If energy becomes geopolitically weaponized on a regular basis — if the Strait of Hormuz gets disrupted for months, if China blockades Taiwan (threatening 90% of advanced chip production), if Russia cuts gas to Europe again — then the operational cost of running blockchain infrastructure increases for everyone.

We need to stress-test our protocols against energy scenarios, not just financial scenarios. What happens to Bitcoin if electricity in the US hits 50 cents per kWh? What happens to Ethereum if LNG imports to Europe are cut by 30%?
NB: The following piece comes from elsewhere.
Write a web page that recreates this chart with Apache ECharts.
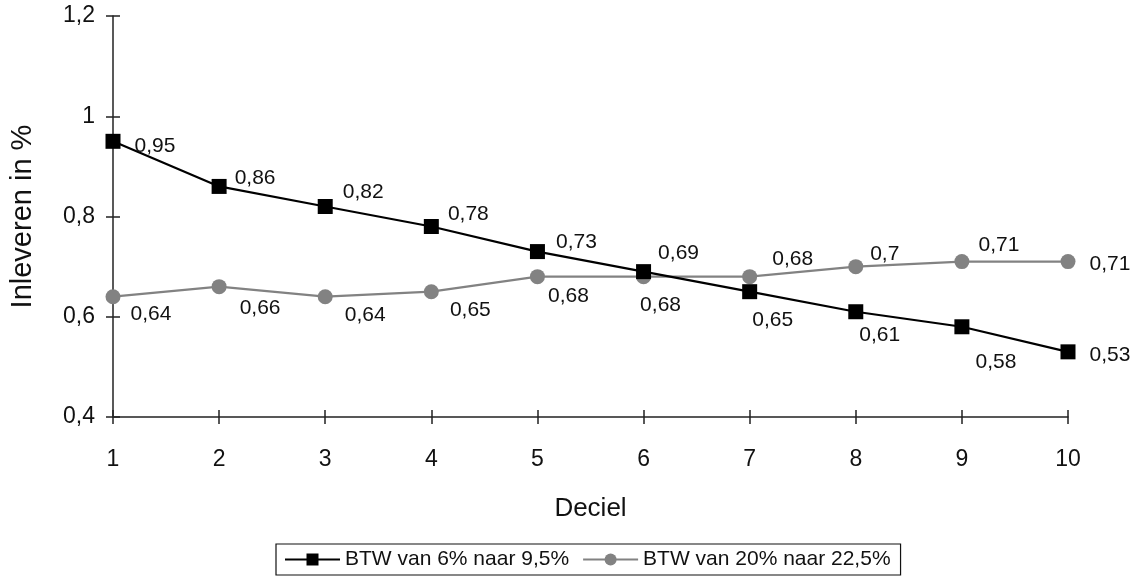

These questions are not hypothetical. They are the next frontier of crypto-native risk management.

Takeaway

The Strait of Hormuz crisis of July 2023 was a preview of coming attractions. Energy shocks are becoming more frequent, more severe, and more entwined with great power competition. Blockchain protocols are not immune — they are intimately connected to energy markets through mining, through stablecoin liquidity, and through their value proposition as censorship-resistant payment rails.

We don’t get to choose whether energy geopolitics affects crypto. We only get to choose whether we prepare for it.

The bear market didn’t end in 2023 — it evolved into something deeper. A test of whether we understand the physical infrastructure that digital scarcity depends on.

I’m writing from Nairobi, where fuel prices just hit a record high. The line between the digital and the physical gets thinner every day.